Collected material:
>> start
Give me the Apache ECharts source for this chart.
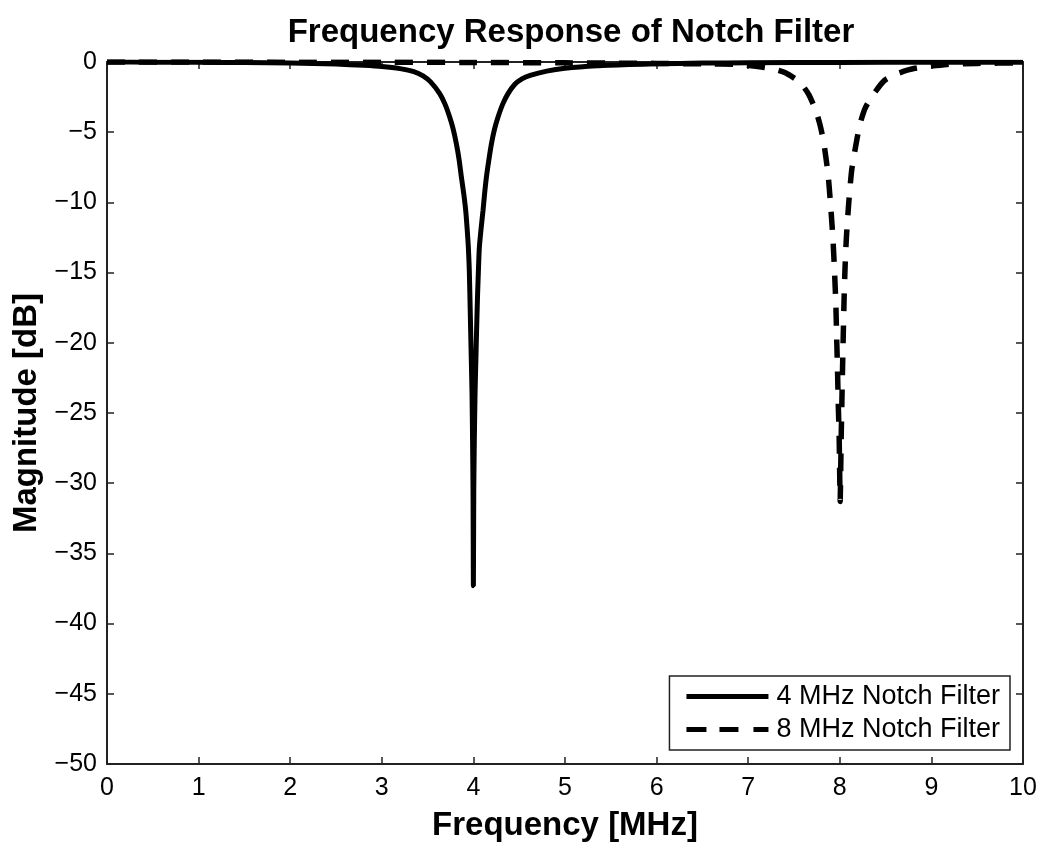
<!DOCTYPE html>
<html>
<head>
<meta charset="utf-8">
<title>Frequency Response of Notch Filter</title>
<script src="https://cdn.jsdelivr.net/npm/echarts@6/dist/echarts.min.js"></script>
<style>
    html, body { margin: 0; padding: 0; background: #fff; }
    #chart { width: 1050px; height: 855px; }
</style>
</head>
<body>
<div id="chart"></div>
<script>
    // values: frequency [MHz] and magnitude [dB]
    const notch4Freq = [0, 0.5, 1, 1.5, 2, 2.5, 2.8, 3, 3.2, 3.35, 3.45, 3.53, 3.632, 3.69, 3.741, 3.78, 3.814, 3.845, 3.869, 3.895,
        3.916, 3.932, 3.945, 3.955, 3.962, 3.969, 3.977, 3.985, 3.991, 3.996, 4, 4.004, 4.01, 4.018, 4.027, 4.036, 4.045,
        4.055, 4.065, 4.085, 4.105, 4.122, 4.142,
        4.168, 4.197, 4.23, 4.269, 4.32, 4.378, 4.45, 4.53, 4.62, 4.8, 5, 5.35, 5.7, 6, 6.5, 7, 8, 9, 10];
    const notch4Mag = [0, -0.01, -0.02, -0.04, -0.08, -0.15, -0.24, -0.32, -0.47, -0.68, -0.98, -1.4, -2.25, -3.0, -3.92, -4.8, -5.82, -7.0, -8.2, -9.4,
        -10.57, -11.9, -13.2, -14.8, -16.7, -18.8, -21.2, -23.6, -27.0, -30.5, -37.3, -30.5, -27.0, -23.6, -21.2, -18.8, -16.7,
        -14.8, -13.2, -11.8, -10.57, -9.4, -8.2,
        -7.0, -5.82, -4.8, -3.92, -3.0, -2.25, -1.6, -1.2, -0.95, -0.65, -0.45, -0.27, -0.18, -0.13, -0.08, -0.06, -0.03, -0.02, -0.01];

    const notch8Freq = [0, 1, 2, 3, 4, 5, 5.5, 6, 6.5, 6.91, 7.24, 7.4, 7.562, 7.66, 7.737, 7.785, 7.824, 7.871, 7.901, 7.926,
        7.943, 7.957, 7.966, 7.975, 7.983, 7.993, 7.998, 8.004, 8.01, 8.016, 8.023, 8.03, 8.038, 8.046, 8.057, 8.072,
        8.097, 8.13, 8.188, 8.23, 8.283, 8.39, 8.49, 8.64, 8.82, 9.17, 9.5, 10];
    const notch8Mag = [0, -0.005, -0.01, -0.02, -0.03, -0.06, -0.08, -0.1, -0.13, -0.18, -0.45, -0.75, -1.43, -2.3, -3.44, -4.5, -5.7, -7.95, -10.3, -12.7,
        -15.0, -17.3, -19.7, -21.9, -24.3, -26.7, -29.0, -31.3, -29.0, -26.4, -24.1, -21.8, -19.4, -17.1, -14.7, -12.5,
        -10.1, -7.7, -5.46, -4.2, -3.2, -2.1, -1.3, -0.8, -0.45, -0.17, -0.1, -0.06];

    const seriesNames = ['4 MHz Notch Filter', '8 MHz Notch Filter'];

    const axisColor = '#222';
    const fontFamily = 'Liberation Sans, Arial, sans-serif';

    function pairs(xs, ys) {
        return xs.map((x, i) => [x, ys[i]]);
    }

    let myChart = echarts.init(document.getElementById('chart'));
    let option = {
        backgroundColor: '#fff',
        animation: false,
        textStyle: { fontFamily: fontFamily, color: '#000' },
        title: {
            text: 'Frequency Response of Notch Filter',
            left: 566,
            textAlign: 'center',
            top: 11,
            textStyle: { fontSize: 33, fontWeight: 'bold', color: '#000', fontFamily: fontFamily }
        },
        grid: { left: 107, right: 27, top: 62, bottom: 91, containLabel: false },
        legend: {
            orient: 'vertical',
            right: 40,
            bottom: 105,
            data: [
                { name: seriesNames[0], icon: 'path://M0,0H82V5H0Z' },
                { name: seriesNames[1], icon: 'path://M0,0H20V5H0Z M33,0H52V5H33Z M67,0H82V5H67Z' }
            ],
            itemWidth: 82,
            itemHeight: 5,
            itemGap: 6,
            padding: [7, 10, 7, 17],
            backgroundColor: '#fff',
            borderColor: '#222',
            borderWidth: 1.5,
            borderRadius: 0,
            textStyle: { fontSize: 27, color: '#000', fontFamily: fontFamily, padding: [0, 0, 0, 3] }
        },
        xAxis: [
            {
                type: 'value',
                min: 0,
                max: 10,
                interval: 1,
                name: 'Frequency [MHz]',
                nameLocation: 'middle',
                nameGap: 45,
                nameTextStyle: { fontSize: 33, fontWeight: 'bold', color: '#000' },
                axisLine: { show: true, onZero: false, lineStyle: { color: axisColor, width: 2 } },
                axisTick: { inside: true, length: 7, lineStyle: { color: axisColor, width: 1.5 } },
                axisLabel: { fontSize: 25, color: '#000', margin: 12 },
                splitLine: { show: false }
            },
            {
                type: 'value',
                position: 'top',
                min: 0,
                max: 10,
                interval: 1,
                axisLine: { show: true, onZero: false, lineStyle: { color: axisColor, width: 2 } },
                axisTick: { inside: true, length: 7, lineStyle: { color: axisColor, width: 1.5 } },
                axisLabel: { show: false },
                splitLine: { show: false }
            }
        ],
        yAxis: [
            {
                type: 'value',
                min: -50,
                max: 0,
                interval: 5,
                name: 'Magnitude [dB]',
                nameLocation: 'middle',
                nameGap: 64,
                nameTextStyle: { fontSize: 33, fontWeight: 'bold', color: '#000' },
                axisLine: { show: true, onZero: false, lineStyle: { color: axisColor, width: 2 } },
                axisTick: { inside: true, length: 7, lineStyle: { color: axisColor, width: 1.5 } },
                axisLabel: {
                    fontSize: 25,
                    color: '#000',
                    margin: 10,
                    formatter: v => String(v).replace('-', '\u2212')
                },
                splitLine: { show: false }
            },
            {
                type: 'value',
                position: 'right',
                min: -50,
                max: 0,
                interval: 5,
                axisLine: { show: true, onZero: false, lineStyle: { color: axisColor, width: 2 } },
                axisTick: { inside: true, length: 7, lineStyle: { color: axisColor, width: 1.5 } },
                axisLabel: { show: false },
                splitLine: { show: false }
            }
        ],
        series: [
            {
                name: seriesNames[0],
                type: 'line',
                xAxisIndex: 0,
                yAxisIndex: 0,
                data: pairs(notch4Freq, notch4Mag),
                symbol: 'none',
                smooth: 0.2,
                lineStyle: { color: '#000', width: 5, type: 'solid' },
                itemStyle: { color: '#000' },
                z: 3
            },
            {
                name: seriesNames[1],
                type: 'line',
                xAxisIndex: 0,
                yAxisIndex: 0,
                data: pairs(notch8Freq, notch8Mag),
                symbol: 'none',
                smooth: 0.2,
                lineStyle: { color: '#000', width: 5.5, type: [18, 14] },
                itemStyle: { color: '#000' },
                z: 2
            }
        ]
    };
    myChart.setOption(option);
</script>
</body>
</html>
>> end
Directive: All the lines above are to be reproduced exactly, except the pictures.

Correct answer:
Give me the Apache ECharts source for this chart.
<!DOCTYPE html>
<html>
<head>
<meta charset="utf-8">
<title>Frequency Response of Notch Filter</title>
<script src="https://cdn.jsdelivr.net/npm/echarts@6/dist/echarts.min.js"></script>
<style>
    html, body { margin: 0; padding: 0; background: #fff; }
    #chart { width: 1050px; height: 855px; }
</style>
</head>
<body>
<div id="chart"></div>
<script>
    // values: frequency [MHz] and magnitude [dB]
    const notch4Freq = [0, 0.5, 1, 1.5, 2, 2.5, 2.8, 3, 3.2, 3.35, 3.45, 3.53, 3.632, 3.69, 3.741, 3.78, 3.814, 3.845, 3.869, 3.895,
        3.916, 3.932, 3.945, 3.955, 3.962, 3.969, 3.977, 3.985, 3.991, 3.996, 4, 4.004, 4.01, 4.018, 4.027, 4.036, 4.045,
        4.055, 4.065, 4.085, 4.105, 4.122, 4.142,
        4.168, 4.197, 4.23, 4.269, 4.32, 4.378, 4.45, 4.53, 4.62, 4.8, 5, 5.35, 5.7, 6, 6.5, 7, 8, 9, 10];
    const notch4Mag = [0, -0.01, -0.02, -0.04, -0.08, -0.15, -0.24, -0.32, -0.47, -0.68, -0.98, -1.4, -2.25, -3.0, -3.92, -4.8, -5.82, -7.0, -8.2, -9.4,
        -10.57, -11.9, -13.2, -14.8, -16.7, -18.8, -21.2, -23.6, -27.0, -30.5, -37.3, -30.5, -27.0, -23.6, -21.2, -18.8, -16.7,
        -14.8, -13.2, -11.8, -10.57, -9.4, -8.2,
        -7.0, -5.82, -4.8, -3.92, -3.0, -2.25, -1.6, -1.2, -0.95, -0.65, -0.45, -0.27, -0.18, -0.13, -0.08, -0.06, -0.03, -0.02, -0.01];

    const notch8Freq = [0, 1, 2, 3, 4, 5, 5.5, 6, 6.5, 6.91, 7.24, 7.4, 7.562, 7.66, 7.737, 7.785, 7.824, 7.871, 7.901, 7.926,
        7.943, 7.957, 7.966, 7.975, 7.983, 7.993, 7.998, 8.004, 8.01, 8.016, 8.023, 8.03, 8.038, 8.046, 8.057, 8.072,
        8.097, 8.13, 8.188, 8.23, 8.283, 8.39, 8.49, 8.64, 8.82, 9.17, 9.5, 10];
    const notch8Mag = [0, -0.005, -0.01, -0.02, -0.03, -0.06, -0.08, -0.1, -0.13, -0.18, -0.45, -0.75, -1.43, -2.3, -3.44, -4.5, -5.7, -7.95, -10.3, -12.7,
        -15.0, -17.3, -19.7, -21.9, -24.3, -26.7, -29.0, -31.3, -29.0, -26.4, -24.1, -21.8, -19.4, -17.1, -14.7, -12.5,
        -10.1, -7.7, -5.46, -4.2, -3.2, -2.1, -1.3, -0.8, -0.45, -0.17, -0.1, -0.06];

    const seriesNames = ['4 MHz Notch Filter', '8 MHz Notch Filter'];

    const axisColor = '#222';
    const fontFamily = 'Liberation Sans, Arial, sans-serif';

    function pairs(xs, ys) {
        return xs.map((x, i) => [x, ys[i]]);
    }

    let myChart = echarts.init(document.getElementById('chart'));
    let option = {
        backgroundColor: '#fff',
        animation: false,
        textStyle: { fontFamily: fontFamily, color: '#000' },
        title: {
            text: 'Frequency Response of Notch Filter',
            left: 566,
            textAlign: 'center',
            top: 11,
            textStyle: { fontSize: 33, fontWeight: 'bold', color: '#000', fontFamily: fontFamily }
        },
        grid: { left: 107, right: 27, top: 62, bottom: 91, containLabel: false },
        legend: {
            orient: 'vertical',
            right: 40,
            bottom: 105,
            data: [
                { name: seriesNames[0], icon: 'path://M0,0H82V5H0Z' },
                { name: seriesNames[1], icon: 'path://M0,0H20V5H0Z M33,0H52V5H33Z M67,0H82V5H67Z' }
            ],
            itemWidth: 82,
            itemHeight: 5,
            itemGap: 6,
            padding: [7, 10, 7, 17],
            backgroundColor: '#fff',
            borderColor: '#222',
            borderWidth: 1.5,
            borderRadius: 0,
            textStyle: { fontSize: 27, color: '#000', fontFamily: fontFamily, padding: [0, 0, 0, 3] }
        },
        xAxis: [
            {
                type: 'value',
                min: 0,
                max: 10,
                interval: 1,
                name: 'Frequency [MHz]',
                nameLocation: 'middle',
                nameGap: 45,
                nameTextStyle: { fontSize: 33, fontWeight: 'bold', color: '#000' },
                axisLine: { show: true, onZero: false, lineStyle: { color: axisColor, width: 2 } },
                axisTick: { inside: true, length: 7, lineStyle: { color: axisColor, width: 1.5 } },
                axisLabel: { fontSize: 25, color: '#000', margin: 12 },
                splitLine: { show: false }
            },
            {
                type: 'value',
                position: 'top',
                min: 0,
                max: 10,
                interval: 1,
                axisLine: { show: true, onZero: false, lineStyle: { color: axisColor, width: 2 } },
                axisTick: { inside: true, length: 7, lineStyle: { color: axisColor, width: 1.5 } },
                axisLabel: { show: false },
                splitLine: { show: false }
            }
        ],
        yAxis: [
            {
                type: 'value',
                min: -50,
                max: 0,
                interval: 5,
                name: 'Magnitude [dB]',
                nameLocation: 'middle',
                nameGap: 64,
                nameTextStyle: { fontSize: 33, fontWeight: 'bold', color: '#000' },
                axisLine: { show: true, onZero: false, lineStyle: { color: axisColor, width: 2 } },
                axisTick: { inside: true, length: 7, lineStyle: { color: axisColor, width: 1.5 } },
                axisLabel: {
                    fontSize: 25,
                    color: '#000',
                    margin: 10,
                    formatter: v => String(v).replace('-', '\u2212')
                },
                splitLine: { show: false }
            },
            {
                type: 'value',
                position: 'right',
                min: -50,
                max: 0,
                interval: 5,
                axisLine: { show: true, onZero: false, lineStyle: { color: axisColor, width: 2 } },
                axisTick: { inside: true, length: 7, lineStyle: { color: axisColor, width: 1.5 } },
                axisLabel: { show: false },
                splitLine: { show: false }
            }
        ],
        series: [
            {
                name: seriesNames[0],
                type: 'line',
                xAxisIndex: 0,
                yAxisIndex: 0,
                data: pairs(notch4Freq, notch4Mag),
                symbol: 'none',
                smooth: 0.2,
                lineStyle: { color: '#000', width: 5, type: 'solid' },
                itemStyle: { color: '#000' },
                z: 3
            },
            {
                name: seriesNames[1],
                type: 'line',
                xAxisIndex: 0,
                yAxisIndex: 0,
                data: pairs(notch8Freq, notch8Mag),
                symbol: 'none',
                smooth: 0.2,
                lineStyle: { color: '#000', width: 5.5, type: [18, 14] },
                itemStyle: { color: '#000' },
                z: 2
            }
        ]
    };
    myChart.setOption(option);
</script>
</body>
</html>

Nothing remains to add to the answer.